Sermón sobre la Cuaresma (1-2; PL 54, 285-287)

miércoles, 5 de marzo de 2014

Una Meditación y una Bendición

Todo el cuerpo de la Iglesia ha de estar purificado de cualquier tipo de corrupción

Carísimos: entre todos los días que la devoción cristiana celebra con especiales muestras de honor, ninguno tan excelente como la festividad pascual, que consagra en la Iglesia de Dios la dignidad de todas las demás solemnidades. En realidad, hasta la misma generación materna del Señor está orientada a este sacramento, y el Hijo de Dios no tuvo otra razón de nacer, que la de poder ser crucificado. En efecto, en el seno de la Virgen fue asumida una carne mortal; en esta carne mortal se llevó a cabo la economía de la pasión; y, por un designio inefable de la misericordia de Dios, se convirtió en sacrificio de redención, en abolición del pecado y en primicias de la resurrección para la vida eterna. Y si consideramos lo que el mundo entero ha recibido por la cruz del Señor, reconoceremos que para celebrar el día de la Pascua con razón nos preparamos con un ayuno de cuarenta días, a fin de poder participar dignamente en los divinos misterios.

Pues no sólo los supremos pastores o los sacerdotes de segundo rango, ni solos los ministros de los sacramentos, sino todo el cuerpo de la Iglesia y la universalidad de los fieles ha de estar purificada de cualquier tipo de corrupción, para que el templo de Dios –que tiene como cimiento al mismo fundador– sea magnífico en todas sus piedras y luminoso en todas sus partes. Porque si es razonable que se embellezcan con toda clase de adornos las mansiones de los reyes y los palacios de los supremos jerarcas, de suerte que posean moradas más suntuosas aquellos que están en posesión de mayores méritos, ¡con qué esmero no habrá de edificar y con cuánto primor no convendrá decorar la mansión de la misma Deidad! Mansión que aun cuando no pueda iniciarse ni consumarse sin el concurso de su autor, exige sin embargo la colaboración de quien la construye, participando con la propia fatiga en su edificación. El material utilizado en la construcción de este templo es un material vivo y racional, que el espíritu de gracia incita para que voluntariamente se coadune en un todo compacto. Este material es amado y es buscado, para que a su vez busque el que no buscaba y ame el que no amaba, de acuerdo con lo que dice el apóstol san Juan: Nosotros debemos amarnos unos a otros, porque Dios nos amó primero.

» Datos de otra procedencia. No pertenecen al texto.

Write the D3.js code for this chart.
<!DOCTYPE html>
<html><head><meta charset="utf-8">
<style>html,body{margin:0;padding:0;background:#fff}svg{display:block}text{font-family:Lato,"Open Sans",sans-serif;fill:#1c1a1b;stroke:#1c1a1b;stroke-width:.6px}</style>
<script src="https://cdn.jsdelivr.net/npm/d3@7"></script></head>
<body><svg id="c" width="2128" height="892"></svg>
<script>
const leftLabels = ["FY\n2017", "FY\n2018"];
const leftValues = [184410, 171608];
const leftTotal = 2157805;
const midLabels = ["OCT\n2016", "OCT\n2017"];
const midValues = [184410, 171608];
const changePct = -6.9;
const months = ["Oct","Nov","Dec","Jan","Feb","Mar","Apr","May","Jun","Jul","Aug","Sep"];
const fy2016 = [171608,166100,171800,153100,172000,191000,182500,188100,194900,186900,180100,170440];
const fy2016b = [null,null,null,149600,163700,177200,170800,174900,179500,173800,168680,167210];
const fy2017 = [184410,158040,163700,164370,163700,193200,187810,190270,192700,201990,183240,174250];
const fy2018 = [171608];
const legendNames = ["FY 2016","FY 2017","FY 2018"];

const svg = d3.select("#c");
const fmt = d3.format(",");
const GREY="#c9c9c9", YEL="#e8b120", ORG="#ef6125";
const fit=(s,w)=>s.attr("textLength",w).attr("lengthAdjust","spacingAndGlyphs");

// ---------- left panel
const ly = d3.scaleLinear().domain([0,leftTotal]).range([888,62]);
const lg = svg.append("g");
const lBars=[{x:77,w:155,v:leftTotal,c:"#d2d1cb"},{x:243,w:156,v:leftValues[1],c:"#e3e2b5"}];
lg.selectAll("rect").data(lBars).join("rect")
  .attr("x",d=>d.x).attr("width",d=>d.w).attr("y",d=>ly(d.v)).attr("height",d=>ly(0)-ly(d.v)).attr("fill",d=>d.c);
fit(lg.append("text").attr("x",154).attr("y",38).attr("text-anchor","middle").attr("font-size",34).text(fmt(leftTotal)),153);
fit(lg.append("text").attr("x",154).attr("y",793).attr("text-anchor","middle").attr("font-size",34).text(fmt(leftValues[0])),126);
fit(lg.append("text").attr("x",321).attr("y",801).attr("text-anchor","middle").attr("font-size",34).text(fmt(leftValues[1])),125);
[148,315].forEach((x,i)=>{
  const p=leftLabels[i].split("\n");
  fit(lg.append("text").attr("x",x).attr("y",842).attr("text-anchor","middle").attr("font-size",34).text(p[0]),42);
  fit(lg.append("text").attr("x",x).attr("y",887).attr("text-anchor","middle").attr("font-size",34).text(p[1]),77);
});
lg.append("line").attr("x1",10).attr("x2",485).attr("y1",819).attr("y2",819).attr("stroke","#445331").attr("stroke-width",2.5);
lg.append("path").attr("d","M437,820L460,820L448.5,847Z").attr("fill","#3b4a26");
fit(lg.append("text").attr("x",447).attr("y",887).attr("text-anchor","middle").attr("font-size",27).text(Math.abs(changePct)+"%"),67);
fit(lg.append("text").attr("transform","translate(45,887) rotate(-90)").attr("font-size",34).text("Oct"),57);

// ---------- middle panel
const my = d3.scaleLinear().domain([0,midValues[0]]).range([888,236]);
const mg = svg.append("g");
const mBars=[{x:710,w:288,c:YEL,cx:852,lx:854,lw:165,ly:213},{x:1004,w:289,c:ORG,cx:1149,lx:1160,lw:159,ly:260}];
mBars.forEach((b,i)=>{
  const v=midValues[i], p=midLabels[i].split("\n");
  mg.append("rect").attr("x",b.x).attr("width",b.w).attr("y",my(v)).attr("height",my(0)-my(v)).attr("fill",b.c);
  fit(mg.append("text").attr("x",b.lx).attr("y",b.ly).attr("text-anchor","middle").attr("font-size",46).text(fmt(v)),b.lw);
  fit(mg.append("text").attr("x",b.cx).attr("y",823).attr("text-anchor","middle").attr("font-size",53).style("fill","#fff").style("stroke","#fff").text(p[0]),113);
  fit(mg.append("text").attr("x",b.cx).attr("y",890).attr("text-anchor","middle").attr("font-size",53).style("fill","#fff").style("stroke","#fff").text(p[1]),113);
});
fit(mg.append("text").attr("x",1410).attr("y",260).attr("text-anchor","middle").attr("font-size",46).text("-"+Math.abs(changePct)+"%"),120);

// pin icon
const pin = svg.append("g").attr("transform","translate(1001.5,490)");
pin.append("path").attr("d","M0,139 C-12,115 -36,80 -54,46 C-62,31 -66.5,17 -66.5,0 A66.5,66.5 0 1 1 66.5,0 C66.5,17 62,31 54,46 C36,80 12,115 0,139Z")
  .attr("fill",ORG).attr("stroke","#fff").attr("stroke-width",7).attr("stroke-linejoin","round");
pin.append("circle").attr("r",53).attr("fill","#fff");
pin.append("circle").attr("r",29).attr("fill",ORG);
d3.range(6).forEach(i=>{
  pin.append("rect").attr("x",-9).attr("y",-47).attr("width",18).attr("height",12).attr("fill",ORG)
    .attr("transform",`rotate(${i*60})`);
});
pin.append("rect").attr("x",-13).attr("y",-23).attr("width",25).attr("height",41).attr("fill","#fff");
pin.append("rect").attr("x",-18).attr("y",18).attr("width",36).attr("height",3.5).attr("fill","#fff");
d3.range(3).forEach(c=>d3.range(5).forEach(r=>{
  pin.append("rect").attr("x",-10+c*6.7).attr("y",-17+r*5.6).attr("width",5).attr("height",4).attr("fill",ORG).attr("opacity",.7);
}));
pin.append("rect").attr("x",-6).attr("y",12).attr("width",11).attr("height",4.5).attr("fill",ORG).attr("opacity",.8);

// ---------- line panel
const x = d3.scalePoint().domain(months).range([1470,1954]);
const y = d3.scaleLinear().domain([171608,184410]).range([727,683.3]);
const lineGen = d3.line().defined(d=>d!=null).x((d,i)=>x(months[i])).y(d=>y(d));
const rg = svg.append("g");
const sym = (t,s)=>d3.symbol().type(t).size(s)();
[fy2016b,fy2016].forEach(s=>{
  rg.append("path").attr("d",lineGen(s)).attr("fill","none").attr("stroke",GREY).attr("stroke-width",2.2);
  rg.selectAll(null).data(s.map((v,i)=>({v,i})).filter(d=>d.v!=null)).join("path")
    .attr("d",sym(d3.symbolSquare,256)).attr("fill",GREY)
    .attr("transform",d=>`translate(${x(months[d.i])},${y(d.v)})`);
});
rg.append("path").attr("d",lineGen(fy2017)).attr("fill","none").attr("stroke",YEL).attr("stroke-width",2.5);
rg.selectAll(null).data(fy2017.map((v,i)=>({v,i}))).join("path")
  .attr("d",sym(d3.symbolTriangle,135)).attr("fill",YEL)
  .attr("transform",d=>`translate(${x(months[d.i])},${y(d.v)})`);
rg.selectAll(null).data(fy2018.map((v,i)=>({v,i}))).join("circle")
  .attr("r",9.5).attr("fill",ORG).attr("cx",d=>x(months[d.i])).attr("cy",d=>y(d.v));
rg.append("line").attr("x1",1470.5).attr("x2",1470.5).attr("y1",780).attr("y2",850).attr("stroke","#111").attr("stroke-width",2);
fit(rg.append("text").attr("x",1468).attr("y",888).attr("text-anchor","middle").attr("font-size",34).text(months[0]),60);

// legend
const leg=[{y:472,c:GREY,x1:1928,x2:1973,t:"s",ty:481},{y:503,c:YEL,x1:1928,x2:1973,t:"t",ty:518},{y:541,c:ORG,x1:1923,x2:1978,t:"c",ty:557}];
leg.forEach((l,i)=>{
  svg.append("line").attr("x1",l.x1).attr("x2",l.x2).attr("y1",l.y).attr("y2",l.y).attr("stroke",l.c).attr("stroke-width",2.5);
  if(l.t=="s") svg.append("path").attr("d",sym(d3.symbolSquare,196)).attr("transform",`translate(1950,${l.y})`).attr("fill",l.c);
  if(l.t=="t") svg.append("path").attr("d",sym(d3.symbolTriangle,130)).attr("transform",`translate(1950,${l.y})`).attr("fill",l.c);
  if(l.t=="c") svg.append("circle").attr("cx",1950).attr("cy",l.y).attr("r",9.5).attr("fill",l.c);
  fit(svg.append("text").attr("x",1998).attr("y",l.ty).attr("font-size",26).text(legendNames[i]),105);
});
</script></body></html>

Formando, pues, los fieles, global y singularmente considerados, un único y mismo templo de Dios, éste debe ser perfecto en la singularidad de sus miembros como lo es en la' universalidad. Y si bien la belleza de los miembros no es idéntica, ni es posible la igualdad de los méritos, dada la variedad de las partes, sin embargo el aglutinante de la caridad consigue una armoniosa comunión. Pues los que están vinculados por un santo amor, aun cuando no todos participen de los mismos beneficios de la gracia, todos no obstante se alegran mutuamente de sus bienes, y no puede serles extraño nada de lo que aman, por cuanto redunda en propio enriquecimiento la alegría que experimentan en el progreso ajeno.